IN THE NEWS
Yesterday, my daughter and I spent a few hours talking with a Holocaust survivor. Among other hair-raising stories, she told us how she met in Auschwitz the doctor who delivered her into this world. The doctor was working on Mengele's "research" staff, and he recognized her immediately. (They lived in the same German city long enough for the doctor to have known her as a young woman.) Because of their personal connection, he protected her for a time by pretending to do research on her. That didn't save her ultimately from the other Nazi doctors, unfortunately.
What can I say about this encounter? Words fail me, except to say, we all have to do our part to prevent anything like Nazism from ever staining the world again. The first step, of course, is to treat the historical details of the Holocaust with the seriousness and diligence that they deserve.
In other words, you don't play stupid games around the issue, the way C-SPAN may be in its coverage of the Deborah Lipstadt/David Irving trial. Lipstadt, as you may already know, is an historian who demolished Holocaust denier David Irving's whitewash of top Nazi officials. Irving, the author of several error-filled books on WWII, once said that more people died in Ted Kennedy's car at Chappaquiddick than in the "alleged" gas chambers in Auschwitz.

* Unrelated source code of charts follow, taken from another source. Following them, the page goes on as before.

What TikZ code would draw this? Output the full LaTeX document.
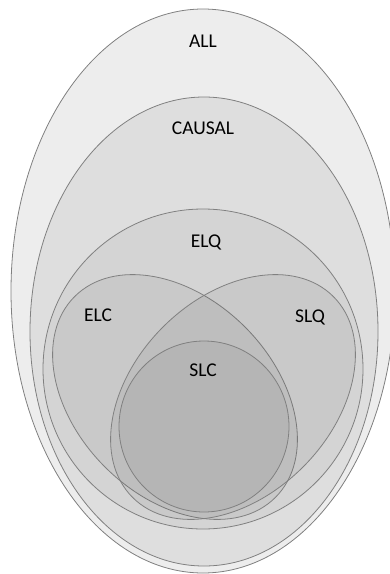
\documentclass[tikz,border=0pt]{standalone}
\usepackage{fontspec}
\setmainfont{Carlito}
\usetikzlibrary{shapes.geometric}
\tikzset{set/.style = {ellipse, draw=black!50, line width=0.8pt, inner sep=0pt}}
\tikzset{inner/.style = {set, fill=black, fill opacity=0.05}}
\tikzset{setname/.style = {font=\fontsize{19.5}{23}\selectfont, text=black}}

\begin{document}
\begin{tikzpicture}[x=1pt, y=-1pt]
\useasboundingbox (0,0) rectangle (390,574);
\node [set, fill=black!7, minimum width=384pt, minimum height=564pt] (ALL) at (203,291) {};
\node [set, fill=black!13, minimum width=348pt, minimum height=469pt] (CAUSAL) at (204,331.5) {};
\node [set, fill=black!17, minimum width=320pt, minimum height=320pt] (ELQ) at (203,369) {};
\node [inner, rotate=-45, minimum width=284pt, minimum height=198pt] (ELC) at (175,397) {};
\node [inner, rotate=45, minimum width=284pt, minimum height=198pt] (SLQ) at (233,397) {};
\node [inner, fill opacity=0.045, minimum width=170pt, minimum height=171pt] (SLC) at (204,426.5) {};
% names of the sets
\node [setname] (tALL) at (203,41) {ALL};
\node [setname] (tCAUSAL) at (203,128.5) {CAUSAL};
\node [setname] (tELQ) at (206,242) {ELQ};
\node [setname] (tELC) at (98,315.5) {ELC};
\node [setname] (tSLQ) at (310,317) {SLQ};
\node [setname] (tSLC) at (203,370.5) {SLC};
\end{tikzpicture}
\end{document}
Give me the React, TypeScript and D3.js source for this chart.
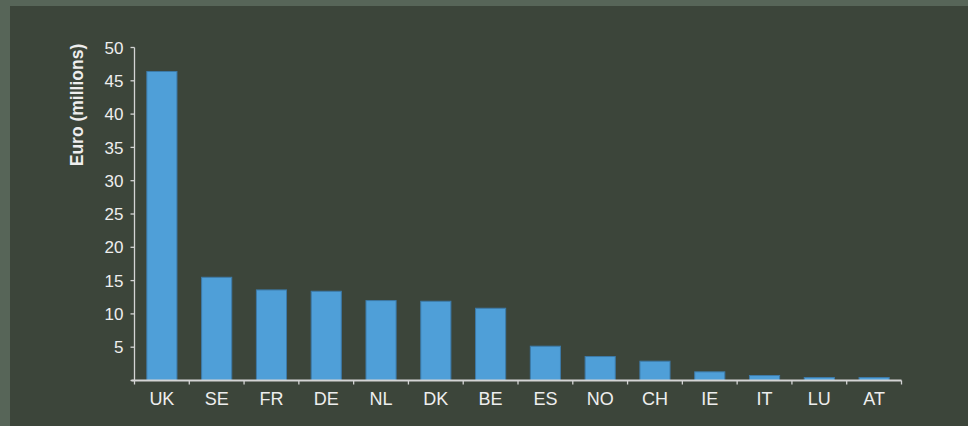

Irving, who rubs shoulders frequently with other Holocaust deniers, was arrogant and reckless enough to sue Lipstadt for libel. The British court that adjudicated the case not only ruled in favor of Lipstadt, but the judge delivered one of the most blistering denunciations of Irving on record.
There is no "balance" required here. We don't demand "balance" for the Flat Earth Society when Nova broadcasts a program on astronomy. C-SPAN can interview Lipstadt, period, and be done with it. Try explaining to the Auschwitz survivors how the man who denies they were experimented on, beaten, starved, and gassed deserves equal time.